Thanks for correcting me on core count of ARM GPUs. I know real-world applications never achieve peak flops but still it's always a fun exercise to do!
Regards,
So I was finally able to achieve 42 Gflops/s using just MADDs on Note3. I measured the clock variation between 420-480 MHz so assuming 450 MHz average case:
8 flops * 2 pipes * 6 cores * 0.45MHz = 43.2 Gflops/s
The kernel I posted above has only one problem - register spilling to main memory. So I reduced the vec4 variables from 8 to 6 and ran the shader through offline compiler :
7 work registers used, 5 uniform registers used, spilling not used.
A L/S T Total Bound
Cycles: 15 0 0 15 A
Shortest Path: 4.5 0 0 4.5 A
Longest Path: 1 -1 -1 -1 A
I suspected register spilling might become an issue when using vec4 registers and this tool confirmed it. Btw, what is the difference between shortest and longest path?
Btw, what is the difference between shortest and longest path?
Shortest path assumes no conditional block or loop is executed (irrespective of the actual values of those conditions), so it's the shortest instruction sequence from main entry to the end of the program - but can be optimistic.

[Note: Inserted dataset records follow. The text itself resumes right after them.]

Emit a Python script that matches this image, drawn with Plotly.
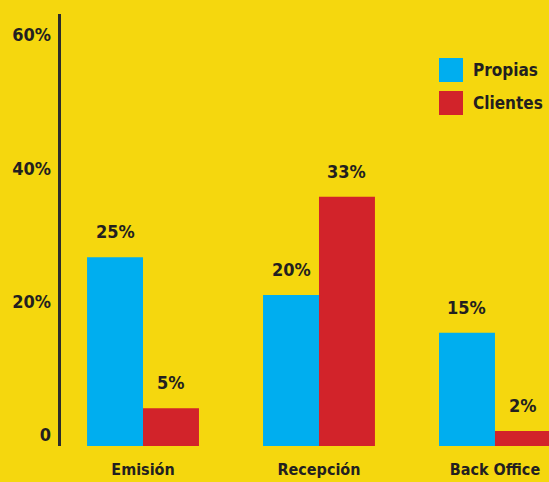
import plotly.graph_objects as go

categories = ["Emisión", "Recepción", "Back Office"]
propias = [25, 20, 15]
clientes = [5, 33, 2]
series_names = ["Propias", "Clientes"]
tick_vals = [0, 20, 40, 60]
tick_text = ["0", "20%", "40%", "60%"]

BG = "#F5D70E"
BLUE = "#00AEEF"
RED = "#D2232A"
INK = "#231F20"
FONT = "Liberation Sans Narrow, DejaVu Sans Condensed, Roboto, sans-serif"
BARGAP = 0.364

fig = go.Figure()
fig.add_bar(x=list(range(len(categories))), y=propias, name=series_names[0],
            marker=dict(color=BLUE, line=dict(width=0)))
fig.add_bar(x=list(range(len(categories))), y=clientes, name=series_names[1],
            marker=dict(color=RED, line=dict(width=0)))
# invisible trace to carry the label axis
fig.add_scatter(x=[0], y=[0], yaxis="y2", mode="markers",
                marker=dict(opacity=0), hoverinfo="skip", showlegend=False)

off = (1 - BARGAP) / 4
ann = []
for i in range(len(categories)):
    for vals, sgn in ((propias, -1), (clientes, 1)):
        ann.append(dict(x=i + sgn * off, y=vals[i], xref="x", yref="y",
                        text=f"<b>{vals[i]}%</b>", showarrow=False, yanchor="bottom",
                        yshift=13, font=dict(family=FONT, size=18, color=INK)))

# legend drawn manually with large squares
shapes = []
for k, col in enumerate([BLUE, RED]):
    y0 = 58 + k * 33
    shapes.append(dict(type="rect", xref="paper", yref="paper",
                       x0=(439 - 61) / 488, x1=(463 - 61) / 488,
                       y0=(446 - (y0 + 24)) / 432, y1=(446 - y0) / 432,
                       fillcolor=col, line=dict(width=0), layer="above"))
    ann.append(dict(x=(471 - 61) / 488, y=(446 - (y0 + 12)) / 432,
                    xref="paper", yref="paper", xanchor="left", yanchor="middle",
                    text=f"<b>{series_names[k]}</b>", showarrow=False,
                    font=dict(family=FONT, size=17, color=INK)))

fig.update_layout(
    width=549, height=482,
    margin=dict(l=61, r=0, t=14, b=36),
    paper_bgcolor=BG, plot_bgcolor=BG,
    barmode="group", bargap=BARGAP, bargroupgap=0,
    showlegend=False,
    annotations=ann, shapes=shapes,
    xaxis=dict(range=[-0.466, 2.307], tickvals=list(range(len(categories))),
               ticktext=[f"<b>{c}</b>" for c in categories],
               showgrid=False, zeroline=False, showline=False, ticks="",
               ticklabelstandoff=12,
               tickfont=dict(family=FONT, size=16, color=INK)),
    yaxis=dict(range=[0, 57.2], showgrid=False, zeroline=False,
               showticklabels=False, showline=True, linecolor="#2B2B2B",
               linewidth=2.5, ticks=""),
    yaxis2=dict(overlaying="y", side="left", range=[-1.65, 63.15],
                tickvals=tick_vals, ticktext=[f"<b>{t}</b>" for t in tick_text],
                showgrid=False, zeroline=False, showline=False, ticks="",
                ticklabelstandoff=9,
                tickfont=dict(family=FONT, size=18, color=INK)),
)

fig.write_html("out.html")
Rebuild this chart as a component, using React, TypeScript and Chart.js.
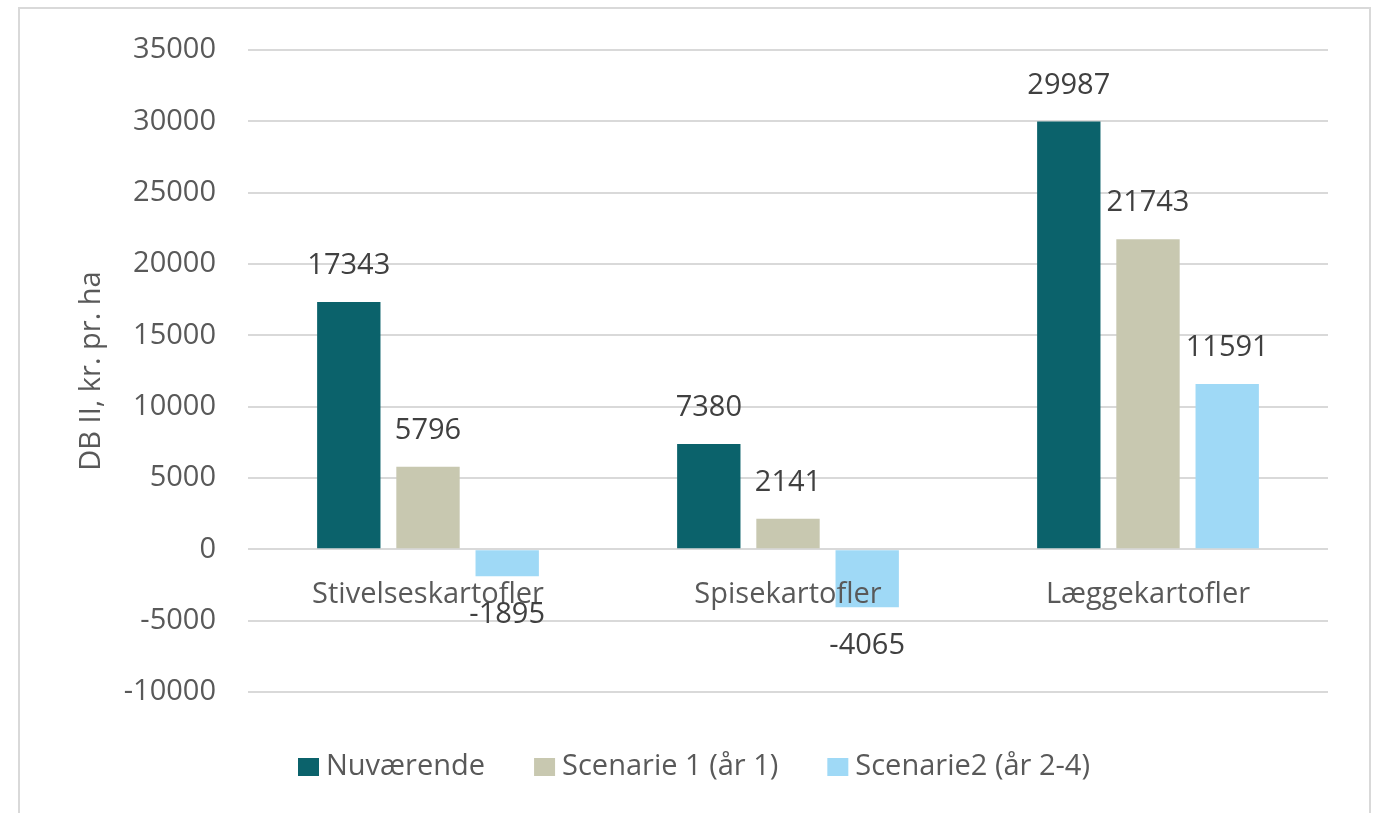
import React, { useEffect, useRef } from "react";
import { Chart, registerables } from "chart.js";

Chart.register(...registerables);

const categories = ["Stivelseskartofler", "Spisekartofler", "Læggekartofler"];
const seriesNames = ["Nuværende", "Scenarie 1 (år 1)", "Scenarie2 (år 2-4)"];
const nuvaerende = [17343, 7380, 29987];
const scenarie1 = [5796, 2141, 21743];
const scenarie2 = [-1895, -4065, 11591];
const seriesColors = ["#0b626b", "#c8c8b0", "#9fd9f6"];
const yTitle = "DB II, kr. pr. ha";

const FONT = "'Open Sans', 'DejaVu Sans', sans-serif";
const FS = 29;
const TEXT = "#595959";

const overlayPlugin = {
  id: "overlay",
  beforeDraw(chart: any) {
    const ctx = chart.ctx;
    ctx.save();
    ctx.fillStyle = "#ffffff";
    ctx.fillRect(0, 0, chart.width, chart.height);
    ctx.strokeStyle = "#d9d9d9";
    ctx.lineWidth = 2;
    ctx.strokeRect(19, 8, 1351, 840);
    ctx.restore();
  },
  afterDatasetsDraw(chart: any) {
    const ctx = chart.ctx;
    const y = chart.scales.y;
    const x = chart.scales.x;
    ctx.save();
    ctx.font = `${FS}px ${FONT}`;
    ctx.textAlign = "center";
    ctx.textBaseline = "middle";
    // category labels at zero line
    const zeroY = y.getPixelForValue(0);
    ctx.fillStyle = TEXT;
    categories.forEach((c, i) => {
      ctx.fillText(c, x.getPixelForValue(i), zeroY + 45);
    });
    // data labels
    ctx.fillStyle = "#404040";
    chart.data.datasets.forEach((ds: any, di: number) => {
      const meta = chart.getDatasetMeta(di);
      meta.data.forEach((bar: any, i: number) => {
        const v = ds.data[i];
        const yy = v >= 0 ? bar.y - 36 : bar.y + 38;
        ctx.fillText(String(v), bar.x, yy);
      });
    });
    // legend
    ctx.textAlign = "left";
    let lx = 298;
    const ly = 767;
    seriesNames.forEach((n, i) => {
      ctx.fillStyle = seriesColors[i];
      ctx.fillRect(lx, ly - 9, 21, 18);
      ctx.fillStyle = TEXT;
      ctx.fillText(n, lx + 28, ly);
      lx += 28 + ctx.measureText(n).width + 49;
    });
    ctx.restore();
  },
};

export default function App() {
  const ref = useRef<HTMLCanvasElement>(null);
  useEffect(() => {
    if (!ref.current) return;
    const chart = new Chart(ref.current, {
      type: "bar",
      data: {
        labels: categories,
        datasets: [nuvaerende, scenarie1, scenarie2].map((d, i) => ({
          label: seriesNames[i],
          data: d,
          backgroundColor: seriesColors[i],
          categoryPercentage: 0.66,
          barPercentage: 0.8,
        })),
      },
      options: {
        animation: false,
        responsive: false,
        maintainAspectRatio: false,
        layout: { padding: { left: 70, top: 50, right: 52, bottom: 121 } },
        plugins: { legend: { display: false }, tooltip: { enabled: false } },
        scales: {
          x: { display: false },
          y: {
            min: -10000,
            max: 35000,
            afterFit: (s: any) => {
              s.width = 178;
            },
            ticks: {
              stepSize: 5000,
              padding: 32,
              color: TEXT,
              font: { size: FS, family: FONT },
              callback: (v: any) => String(v),
            },
            grid: { color: "#d9d9d9", lineWidth: 2, drawTicks: false },
            border: { display: false },
            title: {
              display: true,
              text: yTitle,
              color: TEXT,
              font: { size: FS, family: FONT },
            },
          },
        },
      },
      plugins: [overlayPlugin],
    });
    return () => chart.destroy();
  }, []);
  return (
    <div style={{ position: "fixed", left: 0, top: 0, width: 1380, height: 813, background: "#fff" }}>
      <canvas ref={ref} width={1380} height={813} style={{ width: 1380, height: 813 }} />
    </div>
  );
}
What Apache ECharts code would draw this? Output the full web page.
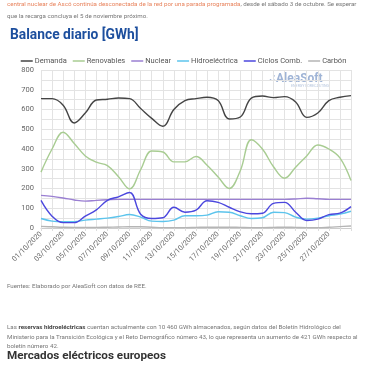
<!DOCTYPE html>
<html>
<head>
<meta charset="utf-8">
<script src="https://cdn.jsdelivr.net/npm/echarts@6/dist/echarts.min.js"></script>
<style>
html,body{margin:0;padding:0;background:#fff;}
#c{width:367px;height:367px;}
</style>
</head>
<body>
<div id="c"></div>
<script>
const dates = ['01/10/2020','02/10/2020','03/10/2020','04/10/2020','05/10/2020','06/10/2020','07/10/2020','08/10/2020','09/10/2020','10/10/2020','11/10/2020','12/10/2020','13/10/2020','14/10/2020','15/10/2020','16/10/2020','17/10/2020','18/10/2020','19/10/2020','20/10/2020','21/10/2020','22/10/2020','23/10/2020','24/10/2020','25/10/2020','26/10/2020','27/10/2020','28/10/2020','29/10/2020'];
const demanda = [655,655,622,532,582,648,652,658,655,605,555,515,600,645,655,662,645,552,562,658,668,660,665,638,560,582,645,662,670];
const renovables = [283,400,485,428,365,333,316,260,198,295,390,385,335,335,362,318,258,200,290,447,400,310,252,308,365,420,400,355,240];
const nuclear = [165,160,152,142,136,140,143,145,145,145,145,145,145,145,145,145,145,145,145,145,145,145,145,147,151,148,145,145,145];
const hidro = [48,35,32,32,40,45,50,58,68,55,35,33,40,62,62,65,82,80,62,48,52,80,78,55,45,50,62,70,85];
const ciclos = [140,60,27,27,60,92,140,158,180,70,48,52,105,80,90,138,130,105,82,72,75,125,130,80,38,45,68,75,108];
const carbon = [8,6,4,3,3,3,4,5,6,6,4,2,2,2,3,4,4,4,3,2,2,3,4,3,2,2,4,7,10];
const yTicks = [0,100,200,300,400,500,600,700,800];

const names = ['Demanda','Renovables','Nuclear','Hidroeléctrica','Ciclos Comb.','Carbón'];
const colors = ['#444444','#a8cc92','#9a7fd2','#5cc4ec','#4b47de','#b5b5b5'];
const values = [demanda, renovables, nuclear, hidro, ciclos, carbon];

const chart = echarts.init(document.getElementById('c'), null, {renderer:'canvas'});
const F = 'Roboto, "Open Sans", sans-serif';
const fs = 6.2;
chart.setOption({
  animation:false,
  color: colors,
  textStyle:{fontFamily:F},
  grid:{left:41,right:16,top:70,bottom:139,containLabel:false},
  legend:{
    data: names.map(n=>({name:n, icon:'rect'})),
    top:52, left:'center',
    itemWidth:12, itemHeight:1.5, itemGap:6,
    textStyle:{fontSize:7.5,color:'#555',fontFamily:F,padding:[0,0,0,-3]}
  },
  xAxis:{
    type:'category', data:dates, boundaryGap:false,
    axisLine:{lineStyle:{color:'#ccc'}},
    axisTick:{show:true,interval:0,length:3,lineStyle:{color:'#ddd'}},
    splitLine:{show:true,interval:0,lineStyle:{color:'#e3e3e3',width:1}},
    axisLabel:{rotate:45,fontSize:7.3,color:'#666',margin:5,
      interval:(i)=> i%2===0 && i<=26}
  },
  yAxis:{
    type:'value', min:0, max:800, interval:50,
    axisLine:{show:false}, axisTick:{show:false},
    splitLine:{lineStyle:{color:'#e3e3e3',width:1}},
    axisLabel:{fontSize:7.5,color:'#666',margin:7,
      formatter:(v)=> yTicks.indexOf(v)>=0 ? String(v) : ''}
  },
  graphic:[
    {type:'text',left:7,top:1,style:{text:'{o|central nuclear de Ascó continúa desconectada de la red por una parada programada}{g|, desde el sábado 3 de octubre. Se esperar}',
      rich:{o:{fill:'#e8845e',fontSize:fs,fontFamily:F},g:{fill:'#777',fontSize:fs,fontFamily:F}}}},
    {type:'text',left:7,top:13,style:{text:'que la recarga concluya el 5 de noviembre próximo.',fill:'#777',fontSize:fs,fontFamily:F}},
    {type:'text',left:10,top:29,style:{text:'Balance diario [GWh]',fill:'#1d4f9e',fontSize:13.8,fontWeight:'bold',fontFamily:F}},
    {type:'text',left:269,top:73,style:{text:'.:',fill:'#7f9bc8',fontSize:11,fontWeight:'bold',fontFamily:F}},
    {type:'text',left:276,top:73,style:{text:'AleaSoft',fill:'#9fb4d6',fontSize:12,fontWeight:'bold',fontFamily:F}},
    {type:'text',left:291,top:84,style:{text:'ENERGY FORECASTING',fill:'#b7c6de',fontSize:3.6,fontFamily:F}},
    {type:'text',left:7,top:283,style:{text:'Fuentes: Elaborado por AleaSoft con datos de REE.',fill:'#777',fontSize:fs,fontFamily:F}},
    {type:'text',left:7,top:324,style:{text:'{g|Las }{b|reservas hidroeléctricas}{g| cuentan actualmente con 10 460 GWh almacenados, según datos del Boletín Hidrológico del}',
      rich:{g:{fill:'#777',fontSize:fs,fontFamily:F},b:{fill:'#444',fontSize:fs,fontWeight:'bold',fontFamily:F}}}},
    {type:'text',left:7,top:334,style:{text:'Ministerio para la Transición Ecológica y el Reto Demográfico número 43, lo que representa un aumento de 421 GWh respecto al',fill:'#777',fontSize:fs,fontFamily:F}},
    {type:'text',left:7,top:343,style:{text:'boletín número 42.',fill:'#777',fontSize:fs,fontFamily:F}},
    {type:'text',left:7,top:350,style:{text:'Mercados eléctricos europeos',fill:'#333',fontSize:11.7,fontWeight:'bold',fontFamily:F}}
  ],
  series: names.map((n,k)=>({
    name:n, type:'line', data:values[k], smooth:0.4, showSymbol:false,
    lineStyle:{width:1.4,color:colors[k]}, itemStyle:{color:colors[k]}
  }))
});
</script>
</body>
</html>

Longest path assumes every conditional block is executed once, but it doesn't understand loops, so in your case reports -1 as an unknown value.
HTH,Pete
I also measured flops of VADD and VMUL separately and here are the results :
vec4 ADD : 21.3 Gflops/s
vec4 MUL : 42.3 Gflops/s
vec4 MADD : 42.6 Gflops/s
The shader for these are very similar, only the instruction inside the loop is changed. Here is vec4 MUL for example:
uniform lowp int numLoopIterations;
for( lowp int i = 0; i < numLoopIterations; i++ )
v0 = v1 * v2;
v1 = v2 * v3;
v2 = v3 * v4;
v3 = v4 * v5;
v4 = v5 * v0;
v5 = v0 * v1;
color = v0 + v1 + v2 + v3 + v4 + v5;
Is it possible the VMUL is being executed on a separate unit but not VADD?
Yes, under certain circumstances the compiler can use the multiply functionality from the dot product to perform a VMUL but not a VADD. So this means you can do a VADD + VMUL or VMUL + VMUL for 8 flops a cycle. Where as VADD is only 4 flops a cycle.
Thanks for the info!
Hi! I know this was 7 years ago, but can you provide some information about the encryption?